After the game, Knights head coach Gerard Gallant was not shy about his team’s lackluster play both at even-strength and on special teams, saying that his team was outplayed “in every facet of the game.”
The Golden Knights’ penalty kill is solid in its own right, but awarding the Sharks’ sixth-ranked power play numerous opportunities will not bode well for Vegas. The Knights flourish at 5-on-5, and they’ll need to avoid taking five penalties per game for this to be much of a series.
The one silver lining to the 5-2 loss was the play of goaltender Marc-Andre Fleury. Despite giving up four goals, the 34-year-old netminder looked sharp in Game 1, making a couple big-time saves in the process.
Fleury finished the night with 28 saves on 32 shots. Eleven (11!) of those shots came while Vegas was shorthanded.
For Vegas to win this series, Fleury will need to be at his best, and Wednesday night was a good sign. So long as Vegas can limit penalties and keep the game at 5-on-5, Fleury should be able to give the Knights an obvious advantage.
“I think we didn’t play our game,” said Fleury after practice on Thursday. “Staying out of the box would be a big thing too.
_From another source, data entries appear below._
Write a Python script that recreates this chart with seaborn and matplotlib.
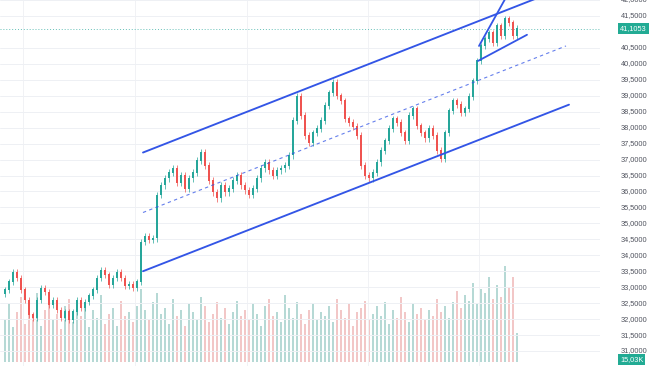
import numpy as np
import pandas as pd
import matplotlib
matplotlib.use("Agg")
import matplotlib.pyplot as plt
import matplotlib.transforms as mtransforms
import seaborn as sns

# ---------------- data ----------------
closes = [
    32.91, 33.16, 33.47, 33.28, 32.91, 32.59, 32.13, 32.03, 32.59, 32.97,
    32.84, 32.44, 32.59, 32.28, 32.03, 32.22, 31.97, 32.22, 32.59, 32.34,
    32.53, 32.72, 32.91, 33.28, 33.53, 33.38, 33.06, 33.28, 33.47, 33.28,
    33.03, 33.09, 32.97, 33.16, 34.41, 34.59, 34.47, 34.53, 35.88, 36.19,
    36.41, 36.59, 36.72, 36.28, 36.50, 36.09, 36.41, 36.59, 36.97, 37.22,
    36.81, 36.34, 35.97, 35.78, 36.19, 35.97, 36.09, 36.34, 36.50, 36.19,
    36.03, 35.88, 36.09, 36.41, 36.72, 36.91, 36.66, 36.50, 36.66, 36.72,
    36.81, 37.13, 38.22, 38.97, 38.38, 37.75, 37.53, 37.84, 37.97, 38.22,
    38.69, 39.09, 39.41, 39.00, 38.84, 38.28, 38.16, 38.03, 37.75, 36.81,
    36.50, 36.41, 36.59, 36.91, 37.28, 37.59, 37.97, 38.28, 38.16, 37.84,
    37.59, 38.38, 38.59, 38.06, 37.84, 37.66, 37.97, 37.75, 37.28, 37.03,
    37.84, 38.53, 38.84, 38.72, 38.47, 38.59, 38.97, 39.47, 40.09, 40.56,
    40.78, 40.97, 40.66, 41.19, 40.88, 41.41, 41.28, 40.88, 41.1053,
]
first_open = 32.80

volumes_k = [
    22, 30, 18, 26, 34, 20, 28, 24, 36, 19, 27, 31, 22, 25, 17, 29, 33, 21, 26, 24,
    30, 18, 27, 23, 35, 20, 25, 28, 19, 32, 24, 26, 21, 29, 38, 27, 22, 31, 36, 25,
    28, 20, 33, 24, 27, 19, 30, 26, 22, 34, 29, 21, 25, 31, 23, 28, 20, 26, 32, 24,
    27, 22, 30, 25, 19, 29, 33, 24, 26, 21, 35, 28, 23, 31, 25, 20, 27, 30, 22, 26,
    24, 29, 21, 33, 27, 23, 30, 19, 26, 28, 32, 22, 25, 29, 24, 31, 20, 27, 23, 34,
    26, 21, 30, 25, 28, 22, 27, 24, 33, 26, 29, 23, 31, 37, 28, 35, 32, 41, 30, 38,
    36, 44, 33, 40, 34, 50, 39, 44, 15.03,
]

price_ticks = [31.0, 31.5, 32.0, 32.5, 33.0, 33.5, 34.0, 34.5, 35.0, 35.5, 36.0,
               36.5, 37.0, 37.5, 38.0, 38.5, 39.0, 39.5, 40.0, 40.5, 41.5, 42.0]
last_price = 41.1053
last_volume_label = "15,03K"

# trend lines (bar index, price)
upper_x, upper_y = [34.5, 141.0], [37.22, 42.45]
lower_x, lower_y = [34.5, 141.0], [33.50, 38.72]
mid_x, mid_y = [34.5, 140.25], [35.34, 40.56]
small_low_x, small_low_y = [118.25, 130.5], [40.09, 40.91]
steep_x, steep_y = [118.5, 126.0], [40.56, 42.25]

# ---------------- style ----------------
sns.set_style("white")
plt.rcParams['font.family'] = ['Liberation Sans', 'DejaVu Sans']

UP = "#26a69a"
DOWN = "#ef5350"
BLUE = "#3355e6"

n = len(closes)
idx = np.arange(n)
opens = [first_open] + closes[:-1]
cl = np.array(closes)
op = np.array(opens)
wick = 0.10
highs = np.maximum(op, cl) + wick
lows = np.minimum(op, cl) - wick
up = cl >= op

fig = plt.figure(figsize=(6.54, 3.66), dpi=100)
ax = fig.add_axes([0, 0, 600 / 654, 1])
axv = ax.twinx()

# volume (behind)
vdf = pd.DataFrame({"i": idx, "v": volumes_k,
                    "dir": np.where(up, "up", "down")})
sns.barplot(data=vdf, x="i", y="v", hue="dir",
            palette={"up": UP, "down": DOWN}, native_scale=True,
            dodge=False, width=0.55, errorbar=None, legend=False,
            alpha=0.36, linewidth=0, ax=axv)
axv.set_ylim(-2, 188)
axv.set_yticks([])
axv.set_ylabel("")
axv.set_xlabel("")
for s in axv.spines.values():
    s.set_visible(False)

ax.set_zorder(axv.get_zorder() + 1)
ax.patch.set_visible(False)

# candles
colors = np.where(up, UP, DOWN)
ax.vlines(idx, lows, highs, colors=colors, linewidth=0.5, zorder=3)
ax.bar(idx, np.abs(cl - op) + 0.02, bottom=np.minimum(op, cl), width=0.55,
       color=colors, linewidth=0, zorder=4)

# channel lines
sns.lineplot(x=upper_x, y=upper_y, ax=ax, color=BLUE, linewidth=1.35, zorder=5)
sns.lineplot(x=lower_x, y=lower_y, ax=ax, color=BLUE, linewidth=1.35, zorder=5)
sns.lineplot(x=mid_x, y=mid_y, ax=ax, color=BLUE, linewidth=0.8, zorder=5,
             linestyle=(0, (3, 3)), alpha=0.75)
sns.lineplot(x=small_low_x, y=small_low_y, ax=ax, color=BLUE, linewidth=1.3, zorder=5)
sns.lineplot(x=steep_x, y=steep_y, ax=ax, color=BLUE, linewidth=1.3, zorder=5)

# last price line
ax.axhline(last_price, color=UP, linewidth=0.7, linestyle=(0, (1, 2)), alpha=0.7, zorder=2)

ax.set_xlim(-1.25, 148.75)
ax.set_ylim(30.53, 41.97)

# grid
ax.set_yticks(price_ticks)
ax.grid(axis='y', color='#eef0f4', linewidth=0.7)
for gx in [4.5, 32.5, 60.5, 90.75, 118.5]:
    ax.axvline(gx, color='#f1f2f5', linewidth=0.7, zorder=0)
ax.tick_params(left=False, right=False, bottom=False, labelleft=False,
               labelright=False, labelbottom=False)
ax.set_xticks([])
ax.set_xlabel("")
ax.set_ylabel("")
for s in ax.spines.values():
    s.set_visible(False)

# right price labels
trans = mtransforms.blended_transform_factory(ax.transAxes, ax.transData)
for v in price_ticks:
    ax.text(621 / 600, v, f"{v:.4f}".replace('.', ','), transform=trans,
            ha='left', va='center', fontsize=5.3, color='#50535e', clip_on=False)

ax.text(620 / 600, last_price, f"{last_price:.4f}".replace('.', ','), transform=trans,
        ha='left', va='center', fontsize=5.3, color='white', clip_on=False,
        bbox=dict(boxstyle='square,pad=0.3', fc='#22ab94', ec='none'), zorder=10)
ax.text(620 / 600, 30.74, last_volume_label, transform=trans,
        ha='left', va='center', fontsize=5.3, color='white', clip_on=False,
        bbox=dict(boxstyle='square,pad=0.3', fc='#22ab94', ec='none'), zorder=10)

fig.savefig("out.png", dpi=100)
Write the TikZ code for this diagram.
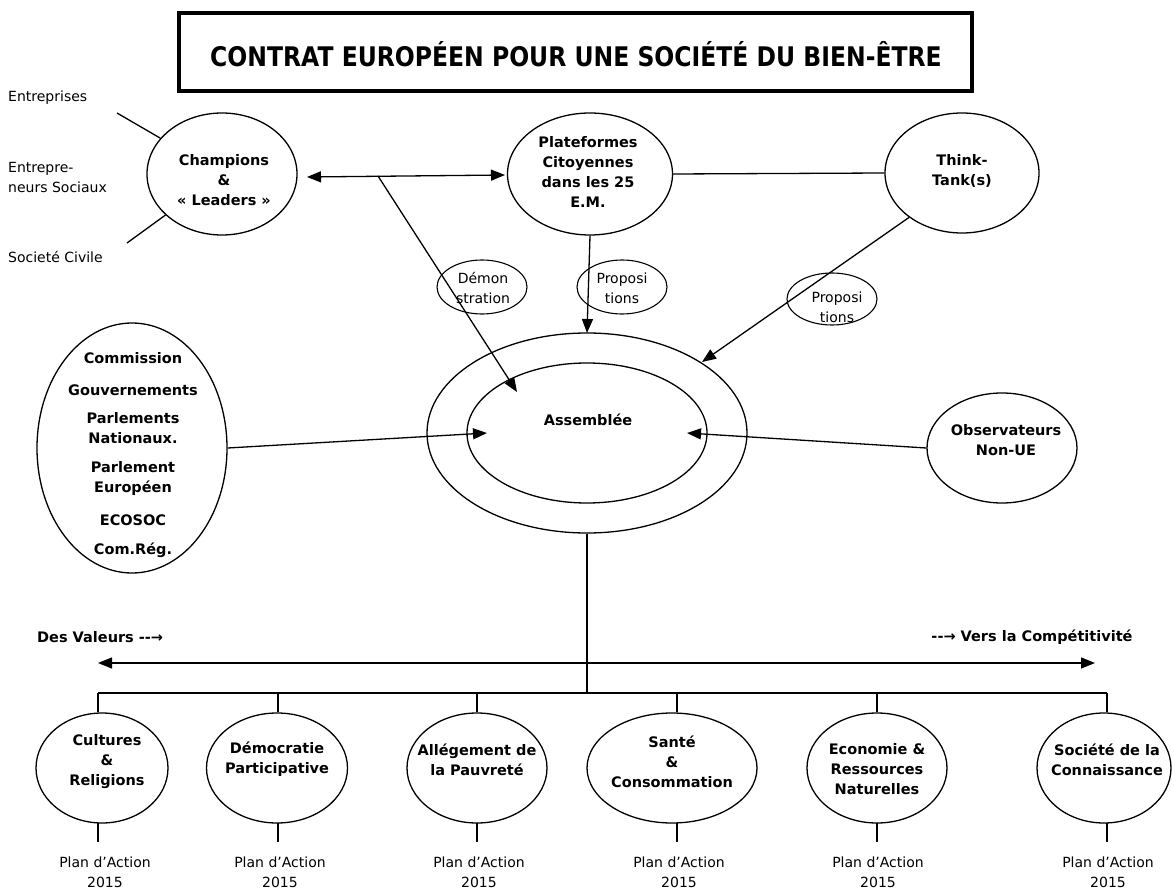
\documentclass[tikz,border=0pt]{standalone}
\usepackage{fontspec}
\setmainfont{DejaVu Sans}
\usetikzlibrary{shapes.geometric,arrows.meta}
\tikzset{
  ell/.style={draw, ellipse, inner sep=0pt, line width=1.3pt},
  bt/.style={font=\bfseries\fontsize{14.5}{20}\selectfont, align=center, inner sep=0pt},
  rt/.style={font=\fontsize{14}{20}\selectfont, align=center, inner sep=0pt},
  lt/.style={font=\fontsize{14}{20}\selectfont, align=left, inner sep=0pt, anchor=west},
  ln/.style={line width=1.3pt},
  arr/.style={line width=1.3pt, -{Triangle[length=14pt,width=11pt]}},
  darr/.style={line width=1.3pt, {Triangle[length=14pt,width=11pt]}-{Triangle[length=14pt,width=11pt]}}
}
\begin{document}
\begin{tikzpicture}[x=1pt,y=-1pt]
\useasboundingbox (0,0) rectangle (1172,890);
% title
\node[draw, line width=4pt, minimum width=793pt, minimum height=78pt, inner sep=0pt] (title) at (575,52) {};
\node[inner sep=0pt] (titletxt) at (576,54) {\scalebox{0.87}[1]{\bfseries\fontsize{27}{30}\selectfont CONTRAT EUROPÉEN POUR UNE SOCIÉTÉ DU BIEN-ÊTRE}};
% left labels
\node[lt] (entr) at (8,98) {Entreprises};
\node[lt] (entrsoc) at (8,177) {Entrepre-\\neurs Sociaux};
\node[lt] (socciv) at (8,257) {Societé Civile};
\coordinate (entrA) at (117,113);
\coordinate (socA) at (127,243);
% top ellipses
\node[ell, minimum width=150pt, minimum height=122pt] (champ) at (222,174) {};
\node[bt] (champtxt) at (224,180) {Champions\\\&\\« Leaders »};
\node[ell, minimum width=165pt, minimum height=122pt] (plat) at (590,174) {};
\node[bt] (plattxt) at (588,172) {Plateformes\\Citoyennes\\dans les 25\\E.M.};
\node[ell, minimum width=154pt, minimum height=120pt] (think) at (962,173) {};
\node[bt] (thinktxt) at (962,171) {Think-\\Tank(s)};
\draw[ln] (entrA) -- (champ);
\draw[ln] (socA) -- (champ);
% small label ellipses
\node[ell, line width=1.1pt, minimum width=90pt, minimum height=54pt] (demo) at (482,287) {};
\node[rt] (demotxt) at (483,288) {Démon\\stration};
\node[ell, line width=1.1pt, minimum width=90pt, minimum height=54pt] (prop1) at (622,287) {};
\node[rt] (prop1txt) at (622,288) {Proposi\\tions};
\node[ell, line width=1.1pt, minimum width=90pt, minimum height=52pt] (prop2) at (832,299) {};
\node[rt] (prop2txt) at (837,307) {Proposi\\tions};
% assembly
\node[ell, minimum width=320pt, minimum height=200pt] (assout) at (587,433) {};
\node[ell, minimum width=240pt, minimum height=140pt] (assin) at (587,433) {};
\node[bt] (asstxt) at (588,420) {Assemblée};
% left institutions
\node[ell, minimum width=190pt, minimum height=250pt] (inst) at (132,448) {};
\node[bt] (i1) at (133,358) {Commission};
\node[bt] (i2) at (133,390) {Gouvernements};
\node[bt] (i3) at (133,428) {Parlements\\Nationaux.};
\node[bt] (i4) at (133,478) {Parlement\\Européen};
\node[bt] (i5) at (133,520) {ECOSOC};
\node[bt] (i6) at (133,550) {Com.Rég.};
% observers
\node[ell, minimum width=150pt, minimum height=110pt] (obs) at (1002,448) {};
\node[bt] (obstxt) at (1006,440) {Observateurs\\Non-UE};
% connectors top
\coordinate (dl) at (307,177);
\coordinate (dr) at (505,175);
\coordinate (demoS) at (378,176);
\coordinate (demoT) at (517,392);
\coordinate (platT) at (587,333);
\coordinate (thinkT) at (702,362);
\coordinate (instT) at (487,433);
\coordinate (obsT) at (687,433);
\draw[darr] (dl) -- (dr);
\draw[ln] (plat.east) -- (think.west);
\draw[arr] (demoS) -- (demoT);
\draw[arr] (plat.south) -- (platT);
\draw[arr] (think.220) -- (thinkT);
\draw[arr] (inst.east) -- (instT);
\draw[arr] (obs.west) -- (obsT);
% axis
\node[bt, anchor=west] (valeurs) at (37,637) {Des Valeurs -{}-→};
\node[bt] (compet) at (1032,637) {-{}-→ Vers la Compétitivité};
\coordinate (axL) at (98,663);
\coordinate (axR) at (1095,663);
\draw[darr] (axL) -- (axR);
\coordinate (bus) at (587,693);
\draw[ln] (assout.south) -- (bus);
% bottom ellipses
\node[ell, minimum width=132pt, minimum height=110pt] (b1) at (102,768) {};
\node[ell, minimum width=141pt, minimum height=110pt] (b2) at (277,768) {};
\node[ell, minimum width=140pt, minimum height=110pt] (b3) at (477,768) {};
\node[ell, minimum width=170pt, minimum height=110pt] (b4) at (672,768) {};
\node[ell, minimum width=140pt, minimum height=110pt] (b5) at (877,768) {};
\node[ell, minimum width=134pt, minimum height=110pt] (b6) at (1104,768) {};
\node[bt] (b1t) at (107,762) {Cultures\\\&\\Religions};
\node[bt] (b2t) at (277,759) {Démocratie\\Participative};
\node[bt] (b3t) at (477,760) {Allégement de\\la Pauvreté};
\node[bt] (b4t) at (672,762) {Santé\\\&\\Consommation};
\node[bt] (b5t) at (877,769) {Economie \&\\Ressources\\Naturelles};
\node[bt] (b6t) at (1107,760) {Société de la\\Connaissance};
% bus line
\coordinate (busL) at (98,693);
\coordinate (busR) at (1107,693);
\draw[ln] (busL) -- (busR);
\foreach \n/\x in {b1/98,b2/278,b3/477,b4/677,b5/877,b6/1107}{
  \draw[ln] (\x,693) -- (\x,712);
  \draw[ln] (\x,823) -- (\x,842);
}
% plans
\node[rt] (p1) at (105,872) {Plan d’Action\\2015};
\node[rt] (p2) at (280,872) {Plan d’Action\\2015};
\node[rt] (p3) at (479,872) {Plan d’Action\\2015};
\node[rt] (p4) at (679,872) {Plan d’Action\\2015};
\node[rt] (p5) at (878,872) {Plan d’Action\\2015};
\node[rt] (p6) at (1108,872) {Plan d’Action\\2015};
\end{tikzpicture}
\end{document}
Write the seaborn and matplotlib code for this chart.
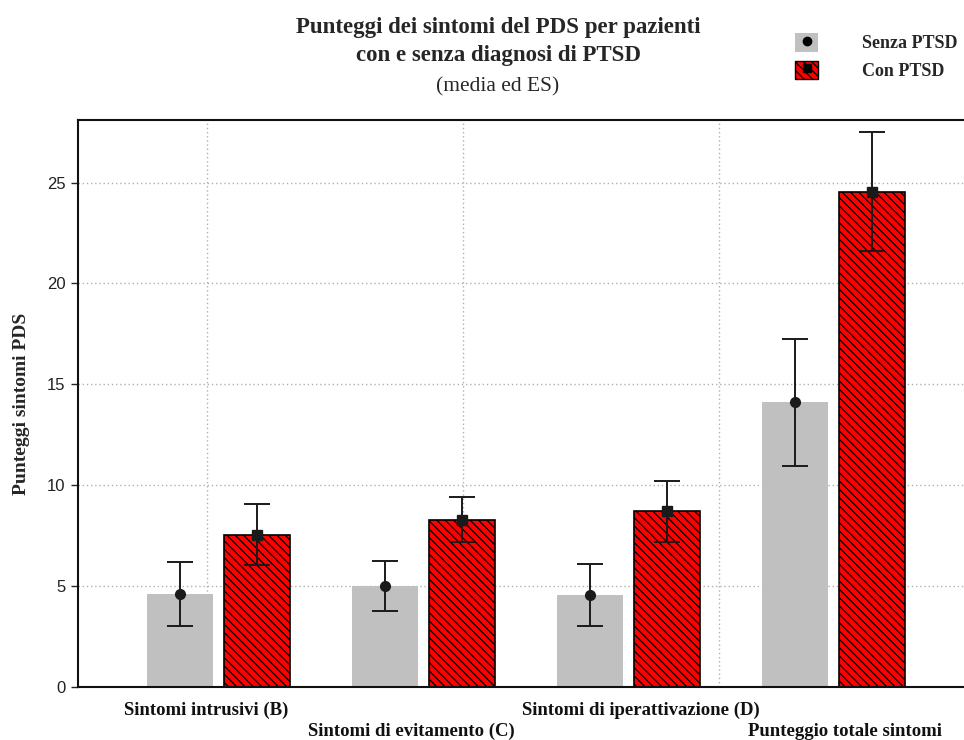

If we do those things right, the way we want to, I think we’ll be in good shape.”
It’s just one game
While Game 1 certainly wasn’t a promising start to the series, the Golden Knights are still very much in this race. As you may remember, the Knights lost Game 1 of last year’s Western Conference Final to the Winnipeg Jets, which may have been an even worse start to a series than what we saw Wednesday night. Against Winnipeg, Vegas was outshot 26-21, allowed a pair of power-play goals and turned the puck over 11 times in the 4-2 defeat.
It’s too early to count the Knights out. Vegas is a much better team than what they showed in Game 1, and one would have to believe the Knights will be ready to play Friday night.